# Charlotte...? Name Poll



## Kirilenko (Apr 23, 2003)

...??


----------



## JNice (Jul 13, 2002)

All those names sound pretty lame to me.


----------



## Charlotte_______ (May 18, 2003)

*What about....*

Charlotte Ice

Charlotte Avalanche

Charlotte Bison

Charlotte Prospects

Charlotte Minutemen

Charlotte Cougars

Charlotte Cheetahs

Charlotte Tigers

Charlotte Sabers

Charlotte Explorers

Charlotte Sensation

Charlotte Racers

Ok i know half these suck but are any of these even close to good?


----------



## thegza (Feb 18, 2003)

Charlotte Cougars isn't too bad.


----------



## Diabolique (May 2, 2003)

when are they gonna choose the name? I think they should go for something non-conservative but I can't think of any options right now


----------



## 0==II=======> (May 20, 2003)

Swords?

Battleswords?

Daggers?

....Kitchen knifes?


----------



## 0==II=======> (May 20, 2003)

..........Bombers?
..........Terror? 

I don't think these names would be very popular with the public. Dont' ya think?


----------



## soulson11 (Sep 8, 2002)

those sound like wnba names


----------



## illmatic (May 23, 2003)

*they have already narrowed down the names to pick from..*

Charlotte Bobcats, Charlotte Dragons and Charlotte Flight. Those are the 3 names the new owner has said he will pick from.. myself I only like Charlotte Flight. The Dragons sound gay. :laugh:


----------



## Vinsanity (May 28, 2002)

they all suck

i like the Charlotte Sabres


----------



## Ben1 (May 20, 2003)

Some names i came up with...
Charlotte Devils
Charlotte Craft
Charlotte Unleashed
Charlotte Spiders
Charlotte Lightning
Charlotte Wolverines


----------



## Charlotte_______ (May 18, 2003)

*So far I like*

Bobcats
Lightning
Flight

Bobcats just seem to fit


----------



## Marcus13 (Jul 17, 2002)

> Originally posted by <b>soonerfan</b>!
> those sound like wnba names


yea, or like the default names in the videogames where you can create your team.


----------



## jokeaward (May 22, 2003)

Flight, fo sho.

Sabres is a good one, too. Avalanche? Yeah right.

Charlotte Knights

Charlotte Diamonds

Charlotte 'bangers lol


----------



## Lope31 (Jun 11, 2002)

> Originally posted by <b>Battlestar</b>!
> 
> Charlotte Unleashed


OMG! as soon as I read this I heard a commercial that said the word unleashed AT THE SAME TIME. wow my head hurts.


----------



## DownUnderWonder (May 27, 2003)

Well our local soccer team in the national comp is the "perth glory"
has to be lamest francise name in history!

Hows Charlotte Diesel's
Charlotte Ravens
Charlotte Invisibles
Charlotte Condoms (corparate tie in)
Charlotte Tampons ( " " " ")

sorry Im bored and its late.


----------



## KillaCross11 (May 25, 2003)

Charlotte Knights
Charlotte Splash
Charlotte Craze
Charlotte Yellow Jackets

lol... i dunno i gave it a shot:whoknows:


----------



## ToddMacCulloch11 (May 31, 2003)

Charlotte Hornets


It will take a few steps, but just follow me. 
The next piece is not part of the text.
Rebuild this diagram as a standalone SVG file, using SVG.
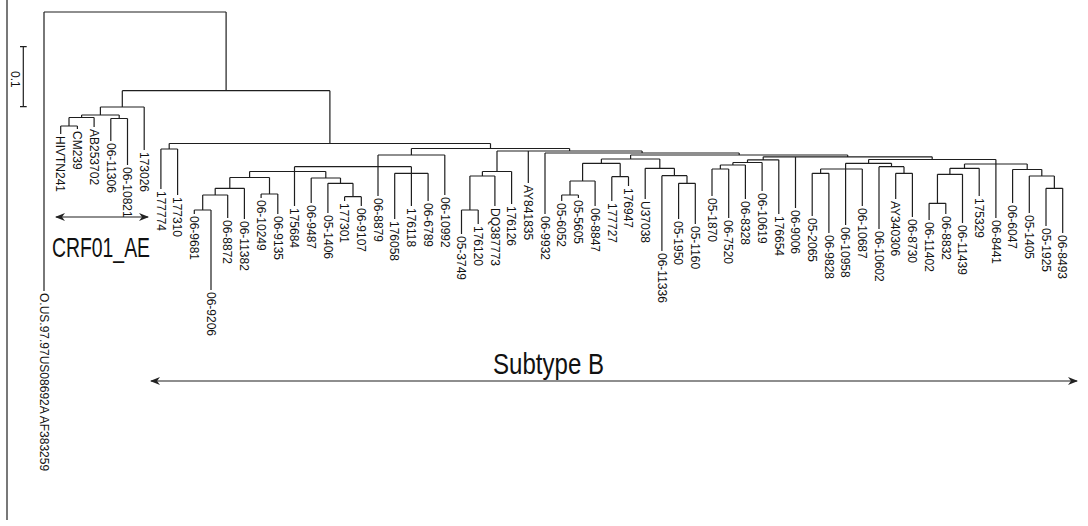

The Jazz should change their name. To what, I don't know. But there is nothing close to Jazz in Utah, and they are starting a whole new era with stockton and malone gone. Give them a fresh start and a new name. Something that has more to do with Utah.

New Orleans Jazz. Makes a lot more sence then Utah. New Orleans is the main place for jazz in the US. And I might be wrong, but I'm pretty sure the Jazz played in New Orleans before the team moved to Utah.

And that leaves the Hornets name for Charlotte, back where it was, and where it belongs.


----------



## JustinYoung (Jul 19, 2002)

> Originally posted by <b>ToddMacCulloch11</b>!
> Charlotte Hornets
> 
> 
> ...


I was going to say the same thing.

Charlotte Hornets ... N.O. Jazz ... Utah Grizzlies ... Memphis ???

Memphis Blues?


----------



## Andrew (May 24, 2003)

how about the charlotte hornets good sound right. Or they can be called UAB that has a ring.


----------



## EGarrett (Aug 12, 2002)

Isn't the Sabres an NHL team?

Personally...I like Charlotte Stealers.

If the name shuffle goes on though...Memphis would most likely be called the Memphis Express...since FedEx owns the arena etc..


----------



## Charlotte_______ (May 18, 2003)

*Huh?*

What would there logo be? A 7 foot FedEx delivery man with a shotgun? Yea right.


----------



## Sicky Dimpkins (May 28, 2002)

Spiders. Call the building "Charlottes' Web".


----------



## Vinsanity (May 28, 2002)

Charlotte Bisons sound good to me


----------